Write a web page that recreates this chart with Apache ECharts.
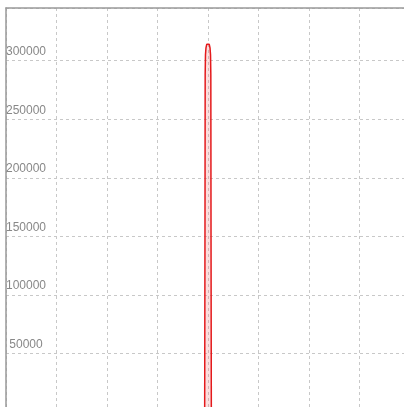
<!DOCTYPE html>
<html>
<head>
<meta charset="utf-8">
<script src="https://cdn.jsdelivr.net/npm/echarts@6/dist/echarts.min.js"></script>
<style>html,body{margin:0;padding:0;background:#fff;}#c{width:404px;height:407px;}</style>
</head>
<body>
<div id="c"></div>
<script>
var xValues = [-4, -0.066, -0.06, -0.056, -0.05, -0.04, -0.025, 0, 0.025, 0.04, 0.05, 0.056, 0.06, 0.066, 4];
var yValues = [0, 0, 150000, 288000, 305000, 311000, 314000, 315000, 314000, 311000, 305000, 288000, 150000, 0, 0];
var yTicks = [50000, 100000, 150000, 200000, 250000, 300000];

var data = xValues.map(function (x, i) { return [x, yValues[i]]; });
var chart = echarts.init(document.getElementById('c'), null, {renderer: 'canvas'});
chart.setOption({
  animation: false,
  grid: {left: 6, top: 8, right: -6, bottom: -5, containLabel: false, outerBoundsMode: 'none'},
  xAxis: {
    type: 'value', min: -4, max: 4, interval: 1, position: 'top',
    axisLine: {show: true, onZero: false, lineStyle: {color: '#999', width: 1.5}},
    axisTick: {show: false},
    axisLabel: {show: false},
    splitLine: {show: true, lineStyle: {color: '#c8c8c8', type: [3, 3], width: 1}}
  },
  yAxis: {
    type: 'value', min: 0, max: 345000, interval: 50000,
    axisLine: {show: true, onZero: false, lineStyle: {color: '#999', width: 1.5}},
    axisTick: {show: false},
    axisLabel: {
      inside: true, margin: 20, align: 'center', verticalAlign: 'bottom',
      padding: [0, 0, 3, 0],
      color: '#888', fontSize: 12, fontFamily: 'Liberation Sans, Arial, sans-serif',
      formatter: function (v) { return yTicks.indexOf(v) >= 0 ? String(v) : ''; }
    },
    splitLine: {show: true, lineStyle: {color: '#c8c8c8', type: [3, 3], width: 1}}
  },
  series: [{
    type: 'line', data: data, showSymbol: false, smooth: false,
    lineStyle: {color: '#e41a1c', width: 1.5},
    areaStyle: {color: 'rgba(240,120,120,0.35)'},
    z: 1
  }]
});
</script>
</body>
</html>
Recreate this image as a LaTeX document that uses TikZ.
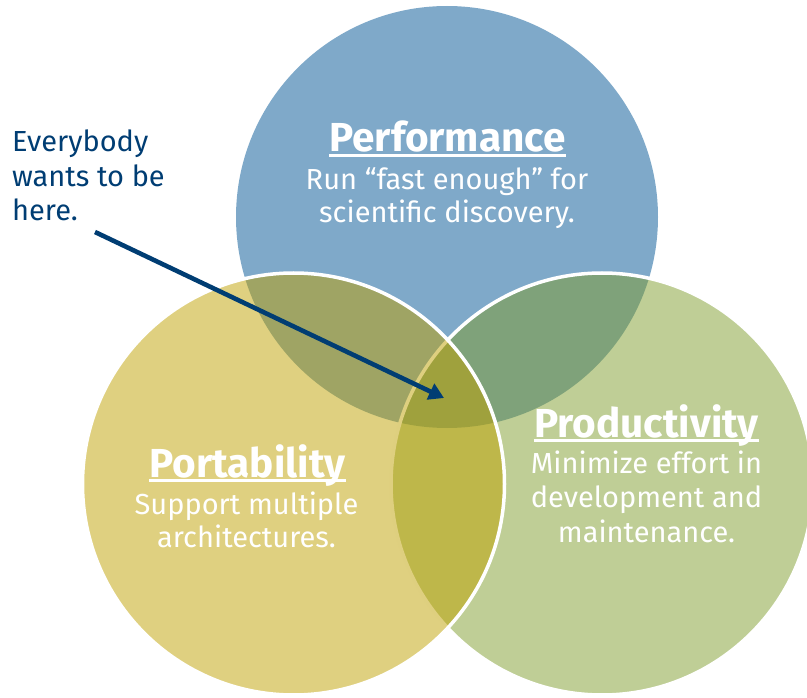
\documentclass[tikz,border=0pt]{standalone}
\usepackage{fontspec}
\setmainfont{Fira Sans}
\usetikzlibrary{arrows.meta}

\definecolor{perfblue}{HTML}{7FA9C9}
\definecolor{prodgreen}{HTML}{7F9D2D}
\definecolor{portyellow}{HTML}{BFA101}
\definecolor{notenavy}{HTML}{003D73}

\begin{document}
\begin{tikzpicture}[x=1pt,y=-1pt,
  disc/.style={fill opacity=0.5, draw=white, draw opacity=1, line width=3.5pt},
  heading/.style={text=white, font=\fontsize{40.5}{44}\selectfont\bfseries, inner sep=0pt, anchor=base},
  body/.style={text=white, font=\fontsize{29}{33}\selectfont, inner sep=0pt, anchor=base},
  note/.style={text=notenavy, font=\fontsize{29}{33}\selectfont, inner sep=0pt, anchor=base west},
  underline/.style={white, line width=2.4pt},
  pointer/.style={notenavy, line width=4.6pt, -{Triangle[length=15pt,width=17pt]}}]
\useasboundingbox (0,0) rectangle (807,698);
\clip (0,0) rectangle (807,698);

% the three discs: blue underneath, then green, then yellow on top
\fill[perfblue] (447,217) circle[radius=211pt];
\filldraw[disc, fill=prodgreen] (602,484) circle[radius=211pt];
\filldraw[disc, fill=portyellow] (293.5,484) circle[radius=211pt];

% Performance
\node[heading] (perfT) at (447.5,152) {Performance};
\draw[underline] ([yshift=-3.5pt]perfT.base west) -- ([yshift=-3.5pt]perfT.base east);
\node[body] (perf1) at (447,190) {Run “fast enough” for};
\node[body] (perf2) at (447,223) {scientific discovery.};

% Portability
\node[heading] (portT) at (247.5,477) {Portability};
\draw[underline] ([yshift=-3.5pt]portT.base west) -- ([yshift=-3.5pt]portT.base east);
\node[body] (port1) at (246.5,514) {Support multiple};
\node[body] (port2) at (246.5,547) {architectures.};

% Productivity
\node[heading] (prodT) at (646.5,437) {Productivity};
\draw[underline] ([yshift=-3.5pt]prodT.base west) -- ([yshift=-3.5pt]prodT.base east);
\node[body] (prod1) at (646.5,473) {Minimize effort in};
\node[body] (prod2) at (646.5,507) {development and};
\node[body] (prod3) at (646.5,542) {maintenance.};

% callout
\node[note] (note1) at (12,152) {Everybody};
\node[note] (note2) at (12,187) {wants to be};
\node[note] (note3) at (12,221) {here.};
\coordinate (arrowStart) at (95,232);
\coordinate (arrowEnd) at (444,398);
\draw[pointer] (arrowStart) -- (arrowEnd);
\end{tikzpicture}
\end{document}
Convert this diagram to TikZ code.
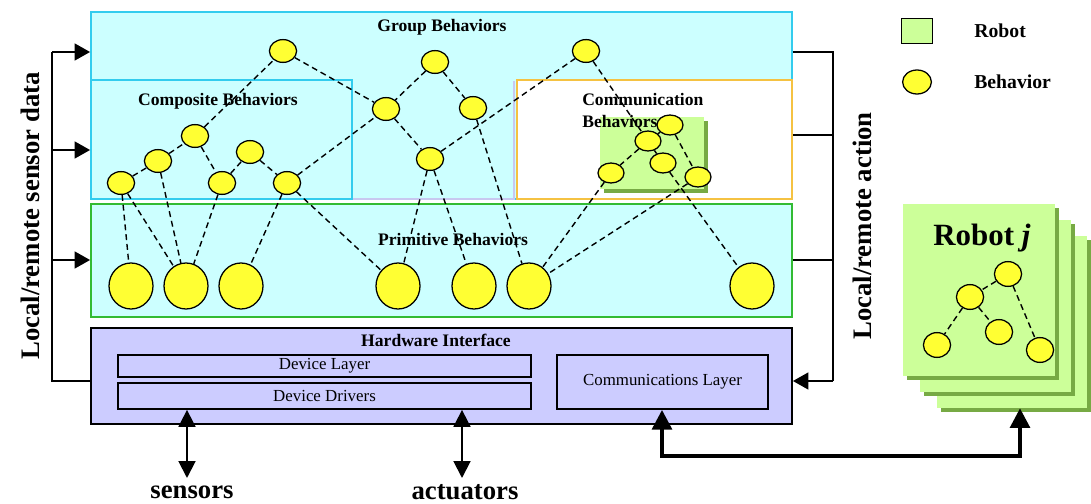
\documentclass[tikz,border=0pt]{standalone}
\usepackage{fontspec}
\setmainfont{Liberation Serif}
\usetikzlibrary{arrows.meta}
\usetikzlibrary{positioning}
\usetikzlibrary{shapes.geometric}
\usetikzlibrary{fit}
\usetikzlibrary{shadows}
\definecolor{cyanbg}{HTML}{CCFFFF}
\definecolor{grpline}{HTML}{33CCEE}
\definecolor{primline}{HTML}{33BB33}
\definecolor{commline}{HTML}{F5C242}
\definecolor{lavline}{HTML}{C8C8F0}
\definecolor{hwfill}{HTML}{CCCCFF}
\definecolor{robotfill}{HTML}{CCFF99}
\definecolor{robotshade}{HTML}{77AA44}
\definecolor{behfill}{HTML}{FFFF33}

\begin{document}
\begin{tikzpicture}[x=0.025cm, y=-0.025cm,
    layer/.style={inner sep=0pt, line width=1.3pt},
    hwtext/.style={font=\fontsize{12}{14}\selectfont},
    lbl/.style={inner sep=0pt, font=\fontsize{12.5}{15.5}\selectfont\bfseries},
    biglbl/.style={inner sep=0pt, font=\fontsize{19}{22}\selectfont\bfseries},
    beh/.style={ellipse, draw, line width=0.9pt, fill=behfill, inner sep=0pt,
      minimum width=0.68cm, minimum height=0.57cm},
    smallbeh/.style={beh, minimum width=0.65cm, minimum height=0.5cm},
    primbeh/.style={beh, minimum width=1.1cm, minimum height=1.15cm},
    rpage/.style={inner sep=0pt, fill=robotfill,
      drop shadow={shadow xshift=2.5pt, shadow yshift=-2.5pt, fill=robotshade, opacity=1}},
    dashedge/.style={dash pattern=on 4.2pt off 2.8pt, line width=1pt},
    link/.style={line width=1.4pt},
    arr/.style={link, -{Triangle[width=12pt, length=11pt]}},
    dblarr/.style={link, {Triangle[width=12pt, length=12pt]}-{Triangle[width=12pt, length=12pt]}},
    commarr/.style={line width=2.8pt, {Triangle[width=14pt, length=14pt]}-{Triangle[width=14pt, length=14pt]}}
  ]
  \useasboundingbox (0,0) rectangle (1091,504);

  \node[layer, fit={(91,12) (792,199)}, draw=grpline, fill=cyanbg] (grp) {};
  \node[layer, fit={(91,80) (352,199)}, draw=grpline, fill=cyanbg] (comp) {};
  \node[layer, fit={(517,80) (792,199)}, draw=commline, fill=white] (comm) {};
  \draw[line width=1.3pt, lavline] (353,199) -- (514,199) -- (514,81);
  \node[rpage, fit={(600,117) (704,189)}] (crob) {};
  \node[layer, fit={(91,204) (792,317)}, draw=primline, fill=cyanbg] (prim) {};
  \node[layer, fit={(91,328) (792,424)}, draw, fill=hwfill] (hw) {};
  \node[layer, fit={(118,355) (531,377)}, draw, label={[hwtext]center:Device Layer}] (dl) {};
  \node[layer, fit={(118,383) (531,409)}, draw, label={[hwtext]center:Device Drivers}] (dd) {};
  \node[layer, fit={(557,355) (768,409)}, draw, label={[hwtext]center:Communications Layer}] (cl) {};

  \node[lbl] (grplbl) at (442,27) {Group Behaviors};
  \node[lbl] (complbl) at (218,101) {Composite Behaviors};
  \node[lbl, align=left, anchor=north west] (commlbl) at (582,93) {Communication\\Behaviors};
  \node[lbl] (primlbl) at (453,239) {Primitive Behaviors};
  \node[lbl] (hwlbl) at (436,340) {Hardware Interface};

  \node[beh] (g1) at (283,51) {};
  \node[beh] (g2) at (435,62) {};
  \node[beh] (g3) at (386,109) {};
  \node[beh] (g4) at (473,108) {};
  \node[beh] (g5) at (430,159) {};
  \node[beh] (g6) at (586,51) {};
  \node[beh] (c1) at (121,183) {};
  \node[beh] (c2) at (158,161) {};
  \node[beh] (c3) at (195,136) {};
  \node[beh] (c4) at (222,183) {};
  \node[beh] (c5) at (250,152) {};
  \node[beh] (c6) at (287,183) {};
  \node[smallbeh] (m1) at (670,125) {};
  \node[smallbeh] (m2) at (648,141) {};
  \node[smallbeh] (m3) at (611,173) {};
  \node[smallbeh] (m4) at (663,163) {};
  \node[smallbeh] (m5) at (698,177) {};
  \node[primbeh] (p1) at (131,286) {};
  \node[primbeh] (p2) at (186,286) {};
  \node[primbeh] (p3) at (241,286) {};
  \node[primbeh] (p4) at (398,286) {};
  \node[primbeh] (p5) at (474,286) {};
  \node[primbeh] (p6) at (529,286) {};
  \node[primbeh] (p7) at (752,286) {};

  \foreach \a/\b in {c1/c2, c2/c3, c3/g1, c3/c4, c4/c5, c5/c6, c6/g3, g1/g3, g2/g3, g2/g4,
      g3/g5, g5/g6, g6/m2, m1/m2, m2/m3, m2/m4, m1/m5, c1/p1, c1/p2, c2/p2, c4/p2, c6/p3,
      c6/p4, g5/p4, g5/p5, g4/p6, m3/p6, m5/p6, m4/p7}
    \draw[dashedge] (\a) -- (\b);

  \node[rpage, fit={(937,236) (1087,408)}] (rb3) {};
  \node[rpage, fit={(920,220) (1071,392)}] (rb2) {};
  \node[rpage, fit={(903,204) (1055,376)}] (rb1) {};
  \node[inner sep=0pt, font=\fontsize{22}{26}\selectfont\bfseries] (rj) at (982,238) {Robot \textit{j}};
  \node[beh, minimum height=0.62cm] (r1) at (1008,274) {};
  \node[beh, minimum height=0.62cm] (r2) at (970,297) {};
  \node[beh, minimum height=0.62cm] (r3) at (937,345) {};
  \node[beh, minimum height=0.62cm] (r4) at (999,332) {};
  \node[beh, minimum height=0.62cm] (r5) at (1040,350) {};
  \foreach \a/\b in {r1/r2, r2/r3, r2/r4, r1/r5}
    \draw[dashedge] (\a) -- (\b);

  \node[draw, line width=1pt, fill=robotfill, minimum width=0.78cm, minimum height=0.62cm] (lgrob) at (917,31) {};
  \node[beh, minimum width=0.72cm, minimum height=0.6cm] (lgbeh) at (917,82) {};
  \node[inner sep=0pt, font=\fontsize{14}{16}\selectfont\bfseries, anchor=west, right=1.02cm of lgrob] (lgroblbl) {Robot};
  \node[inner sep=0pt, font=\fontsize{14}{16}\selectfont\bfseries, anchor=west, right=1.05cm of lgbeh] (lgbehlbl) {Behavior};

  \node[biglbl, rotate=90] (sdlbl) at (30,216) {Local/remote sensor data};
  \node[biglbl, rotate=90] (actlbl) at (862,226) {Local/remote action};

  \coordinate (lt) at (52,52);
  \coordinate (lm) at (52,150);
  \coordinate (lb) at (52,260);
  \coordinate (lh) at (52,381);
  \draw[link] (lt) -- (lh) -- (lh -| hw.west);
  \draw[arr] (lt) -- (lt -| grp.west);
  \draw[arr] (lm) -- (lm -| comp.west);
  \draw[arr] (lb) -- (lb -| prim.west);

  \coordinate (rt) at (833,52);
  \coordinate (rm) at (833,135);
  \coordinate (rb) at (833,260);
  \coordinate (rh) at (833,381);
  \draw[link] (rt -| grp.east) -- (rt) -- (rh);
  \draw[link] (rm -| comm.east) -- (rm);
  \draw[link] (rb -| prim.east) -- (rb);
  \draw[arr] (rh) -- (rh -| hw.east);

  \node[biglbl] (sens) at (192,492) {sensors};
  \node[biglbl] (act) at (465,492) {actuators};
  \coordinate (sa) at (187,478);
  \coordinate (aa) at (462,478);
  \draw[dblarr] (dd.south -| sa) -- (sa);
  \draw[dblarr] (dd.south -| aa) -- (aa);

  \coordinate (k1) at (662,456);
  \coordinate (k2) at (1020,456);
  \draw[commarr] (cl.south -| k1) -- (k1) -- (k2) -- (rb3.south -| k2);
\end{tikzpicture}
\end{document}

--- --- ---

Give back exactly the lines from the top of the records to the line containing "var yTicks = [50000, 100000, 150000, 200000, 250000, 300000];", both included, and no pictures.

== FINAL ANSWER ==
Write a web page that recreates this chart with Apache ECharts.
<!DOCTYPE html>
<html>
<head>
<meta charset="utf-8">
<script src="https://cdn.jsdelivr.net/npm/echarts@6/dist/echarts.min.js"></script>
<style>html,body{margin:0;padding:0;background:#fff;}#c{width:404px;height:407px;}</style>
</head>
<body>
<div id="c"></div>
<script>
var xValues = [-4, -0.066, -0.06, -0.056, -0.05, -0.04, -0.025, 0, 0.025, 0.04, 0.05, 0.056, 0.06, 0.066, 4];
var yValues = [0, 0, 150000, 288000, 305000, 311000, 314000, 315000, 314000, 311000, 305000, 288000, 150000, 0, 0];
var yTicks = [50000, 100000, 150000, 200000, 250000, 300000];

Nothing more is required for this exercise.